I've been meaning to work on a proper "Erlang/OTP-ish" framework for Python for a long time, Pulsar[1] is a good start but needs more developers, and more documentation in order to grow. It has an example that does web sockets with normal Django, no massive hacks. (Which someone more familiar with Django should really check out and talk about more widely) But no Flask example?

1 - https://github.com/quantmind/pulsar

mcguire · on Oct 4, 2015

"a proper "Erlang/OTP-ish" framework"

Rust's original M:N threading almost begged for an OTP-style approach (as in, it looked like Erlang with a non-Prolog syntax :-)). But I think the current threading interfaces are pretty welcoming for an OTP style. Anyone working on that?

fijal · on Oct 4, 2015

"A staple of all performance discussion is the great Computer Language Benchmarks Game." this is so sad, but true

anp · on Oct 4, 2015

Very cool, and definitely gives me some insight into those benchmarks. Which makes me wonder -- are there benchmarks for "boring" programs in a variety of languages? I'm generally more interested in the execution speed of implementations that I would actually have time to write when on a deadline.

kibwen · on Oct 4, 2015

The best thing for your purposes would be a site that attempted to optimize for the appearance of idiomatic code, which you could then secretly use to gauge the performance of code that's idiomatic to each language. In other words, entirely remove performance showboating as an incentive. Rosetta Code (http://rosettacode.org/wiki/Rosetta_Code) may be the closest to what you want, though I can guess that most of the Rust implementations were written prior to 1.0 and won't even compile anymore, let alone represent idiomatic code. :P

anp · on Oct 4, 2015

I like that idea -- although I would agree that Rosetta Code often does not represent idiomatic code, even for longer-established languages. The wikibooks algorithms book might also be a good candidate, although I've not yet seen Rust on there.

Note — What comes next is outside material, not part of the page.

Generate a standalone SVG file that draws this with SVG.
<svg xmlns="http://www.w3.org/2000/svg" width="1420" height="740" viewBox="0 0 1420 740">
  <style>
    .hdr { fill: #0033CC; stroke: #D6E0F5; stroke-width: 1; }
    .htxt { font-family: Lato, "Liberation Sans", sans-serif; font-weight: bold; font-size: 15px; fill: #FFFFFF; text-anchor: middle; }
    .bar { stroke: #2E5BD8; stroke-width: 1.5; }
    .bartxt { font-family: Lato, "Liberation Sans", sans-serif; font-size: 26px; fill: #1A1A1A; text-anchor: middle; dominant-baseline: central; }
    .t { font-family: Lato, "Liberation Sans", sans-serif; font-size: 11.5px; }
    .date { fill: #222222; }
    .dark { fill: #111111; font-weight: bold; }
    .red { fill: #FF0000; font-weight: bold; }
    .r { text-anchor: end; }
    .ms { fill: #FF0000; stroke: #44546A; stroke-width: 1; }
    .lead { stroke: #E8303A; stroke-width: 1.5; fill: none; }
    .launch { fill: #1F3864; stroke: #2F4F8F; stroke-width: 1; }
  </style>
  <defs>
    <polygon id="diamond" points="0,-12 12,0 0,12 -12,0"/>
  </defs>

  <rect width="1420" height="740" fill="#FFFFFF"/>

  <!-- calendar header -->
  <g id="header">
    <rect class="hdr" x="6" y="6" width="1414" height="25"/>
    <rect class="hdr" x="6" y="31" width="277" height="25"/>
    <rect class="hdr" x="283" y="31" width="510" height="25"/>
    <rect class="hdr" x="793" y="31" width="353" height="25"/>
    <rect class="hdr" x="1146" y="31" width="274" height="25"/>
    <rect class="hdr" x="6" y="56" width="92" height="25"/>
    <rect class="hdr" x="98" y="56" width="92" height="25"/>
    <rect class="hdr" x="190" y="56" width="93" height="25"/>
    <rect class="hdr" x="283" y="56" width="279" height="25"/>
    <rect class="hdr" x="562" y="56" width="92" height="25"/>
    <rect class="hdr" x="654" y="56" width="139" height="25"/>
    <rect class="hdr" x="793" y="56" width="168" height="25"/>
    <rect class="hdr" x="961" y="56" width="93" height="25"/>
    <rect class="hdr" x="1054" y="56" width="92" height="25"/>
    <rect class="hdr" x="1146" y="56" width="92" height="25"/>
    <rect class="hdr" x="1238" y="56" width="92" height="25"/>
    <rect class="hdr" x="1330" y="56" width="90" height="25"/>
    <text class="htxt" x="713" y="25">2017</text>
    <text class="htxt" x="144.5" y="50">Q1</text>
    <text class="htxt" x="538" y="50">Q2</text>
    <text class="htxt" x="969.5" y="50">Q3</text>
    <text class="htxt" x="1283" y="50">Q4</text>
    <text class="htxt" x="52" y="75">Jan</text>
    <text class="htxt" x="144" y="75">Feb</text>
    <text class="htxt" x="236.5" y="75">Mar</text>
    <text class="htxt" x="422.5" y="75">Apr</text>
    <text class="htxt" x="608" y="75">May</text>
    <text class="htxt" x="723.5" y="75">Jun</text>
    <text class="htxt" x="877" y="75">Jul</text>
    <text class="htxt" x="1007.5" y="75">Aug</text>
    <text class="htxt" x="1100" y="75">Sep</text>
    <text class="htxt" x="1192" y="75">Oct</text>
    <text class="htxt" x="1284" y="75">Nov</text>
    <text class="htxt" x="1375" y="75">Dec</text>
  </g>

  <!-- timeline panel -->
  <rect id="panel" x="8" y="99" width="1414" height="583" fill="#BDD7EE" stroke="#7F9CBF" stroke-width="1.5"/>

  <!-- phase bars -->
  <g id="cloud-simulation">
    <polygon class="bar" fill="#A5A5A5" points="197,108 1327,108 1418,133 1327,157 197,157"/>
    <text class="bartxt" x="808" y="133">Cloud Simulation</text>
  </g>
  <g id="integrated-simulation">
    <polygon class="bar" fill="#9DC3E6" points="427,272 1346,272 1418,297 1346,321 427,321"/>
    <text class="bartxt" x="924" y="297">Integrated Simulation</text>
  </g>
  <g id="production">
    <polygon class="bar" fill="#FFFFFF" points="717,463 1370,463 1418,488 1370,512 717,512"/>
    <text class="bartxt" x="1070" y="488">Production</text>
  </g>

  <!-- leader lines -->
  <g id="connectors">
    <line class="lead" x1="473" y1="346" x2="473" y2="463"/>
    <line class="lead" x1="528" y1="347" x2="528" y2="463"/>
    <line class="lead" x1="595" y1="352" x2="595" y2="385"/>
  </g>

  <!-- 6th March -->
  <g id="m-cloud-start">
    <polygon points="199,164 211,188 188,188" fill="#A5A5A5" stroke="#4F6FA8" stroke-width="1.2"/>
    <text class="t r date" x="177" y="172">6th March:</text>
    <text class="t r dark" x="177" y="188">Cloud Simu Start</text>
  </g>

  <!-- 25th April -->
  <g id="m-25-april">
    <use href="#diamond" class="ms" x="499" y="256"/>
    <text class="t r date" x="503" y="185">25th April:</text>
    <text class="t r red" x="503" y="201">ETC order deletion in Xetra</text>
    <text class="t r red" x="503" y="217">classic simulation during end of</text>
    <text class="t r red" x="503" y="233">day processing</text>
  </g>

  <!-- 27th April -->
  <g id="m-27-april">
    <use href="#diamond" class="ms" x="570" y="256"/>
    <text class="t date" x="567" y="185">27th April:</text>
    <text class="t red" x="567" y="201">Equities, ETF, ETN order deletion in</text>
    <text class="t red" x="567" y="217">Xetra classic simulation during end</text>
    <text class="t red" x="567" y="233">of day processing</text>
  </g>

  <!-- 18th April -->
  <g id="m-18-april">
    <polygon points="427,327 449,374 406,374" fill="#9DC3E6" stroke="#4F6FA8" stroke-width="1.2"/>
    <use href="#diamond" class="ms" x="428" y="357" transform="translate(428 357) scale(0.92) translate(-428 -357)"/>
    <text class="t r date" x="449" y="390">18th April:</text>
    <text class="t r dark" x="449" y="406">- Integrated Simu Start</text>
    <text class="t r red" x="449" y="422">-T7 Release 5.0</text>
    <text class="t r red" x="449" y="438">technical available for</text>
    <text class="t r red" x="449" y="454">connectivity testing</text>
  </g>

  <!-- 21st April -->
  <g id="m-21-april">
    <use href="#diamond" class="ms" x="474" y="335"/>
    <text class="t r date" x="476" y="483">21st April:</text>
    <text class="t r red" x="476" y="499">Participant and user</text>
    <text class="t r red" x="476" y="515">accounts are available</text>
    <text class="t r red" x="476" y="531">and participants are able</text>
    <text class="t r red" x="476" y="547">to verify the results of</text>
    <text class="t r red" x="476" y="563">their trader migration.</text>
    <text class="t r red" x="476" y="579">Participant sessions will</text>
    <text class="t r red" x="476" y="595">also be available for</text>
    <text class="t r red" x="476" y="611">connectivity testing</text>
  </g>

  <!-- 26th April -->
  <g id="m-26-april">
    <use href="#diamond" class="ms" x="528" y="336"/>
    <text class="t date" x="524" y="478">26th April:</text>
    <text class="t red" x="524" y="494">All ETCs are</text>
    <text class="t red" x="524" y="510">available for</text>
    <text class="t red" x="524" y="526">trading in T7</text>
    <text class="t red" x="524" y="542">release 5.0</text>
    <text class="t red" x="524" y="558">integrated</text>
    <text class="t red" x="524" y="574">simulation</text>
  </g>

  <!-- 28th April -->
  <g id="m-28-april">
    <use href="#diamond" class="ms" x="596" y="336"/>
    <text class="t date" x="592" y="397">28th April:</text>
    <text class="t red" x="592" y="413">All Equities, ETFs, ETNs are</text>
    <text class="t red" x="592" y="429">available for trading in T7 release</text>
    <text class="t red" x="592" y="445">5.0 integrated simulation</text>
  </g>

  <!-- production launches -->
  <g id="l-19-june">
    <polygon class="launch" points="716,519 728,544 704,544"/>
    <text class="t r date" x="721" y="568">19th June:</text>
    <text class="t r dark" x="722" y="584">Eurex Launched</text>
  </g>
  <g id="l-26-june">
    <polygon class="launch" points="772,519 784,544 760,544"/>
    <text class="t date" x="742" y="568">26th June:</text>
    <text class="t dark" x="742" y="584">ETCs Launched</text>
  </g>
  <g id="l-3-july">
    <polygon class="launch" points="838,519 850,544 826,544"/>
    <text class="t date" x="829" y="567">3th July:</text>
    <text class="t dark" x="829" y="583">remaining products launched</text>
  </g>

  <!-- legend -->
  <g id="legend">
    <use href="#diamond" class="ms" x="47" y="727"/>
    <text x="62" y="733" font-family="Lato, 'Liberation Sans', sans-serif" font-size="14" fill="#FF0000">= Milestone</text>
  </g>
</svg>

gus_massa · on Oct 4, 2015

Many languages have a few programs for each benchmark. You can try looking at the shortest one.

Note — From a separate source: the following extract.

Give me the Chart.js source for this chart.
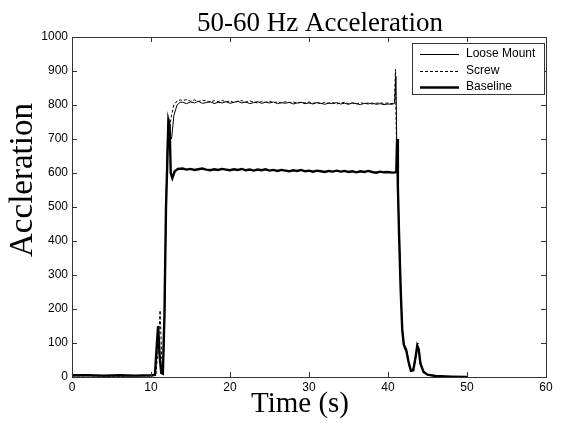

Most submitters try to optimize for speed, and to use smart tricks you need more LOC, so usually the shortest program is the more straightforward.

Actually, in this site they don't measure the size of a program in LOC, they use the size of the compressed program that is a better metric.

(It may be different in other sites specialized in code golf, because in the those sites the submitters are specializing for size specifically.)

Klasiaster · on Oct 4, 2015

As you can see here, code amount is also measured: http://benchmarksgame.alioth.debian.org/u64q/compare.php?lan...

igouy · on Oct 4, 2015

If only you'd look at the code, you might get some insight.

You might see some boring programs.

You could always contribute some boring programs ;-)

mcguire · on Oct 4, 2015

"k_nucleotide is a test of how fast your Hash map is."

Speaking of Rusts' HashMap, the Robin Hood map is pretty darn sweet (and I say that as someone who translated a Pythonish map to Rust), but the last time I looked it was still throttled by SipHash.[1] Is there any progress on SIMD-ing that?

[1] "Safety vs. performance", etc., etc.

pcwalton · on Oct 4, 2015

SipHash as implemented in Rust is actually pretty fast for long keys; it's only for short keys that it falls down (and SIMDification won't help too much on short keys).

mcguire · on Oct 5, 2015

What's a "long key" in this case? I've only looked at it for modest-length strings.

imaginenore · on Oct 4, 2015

The requirement to read line by line is ridiculous.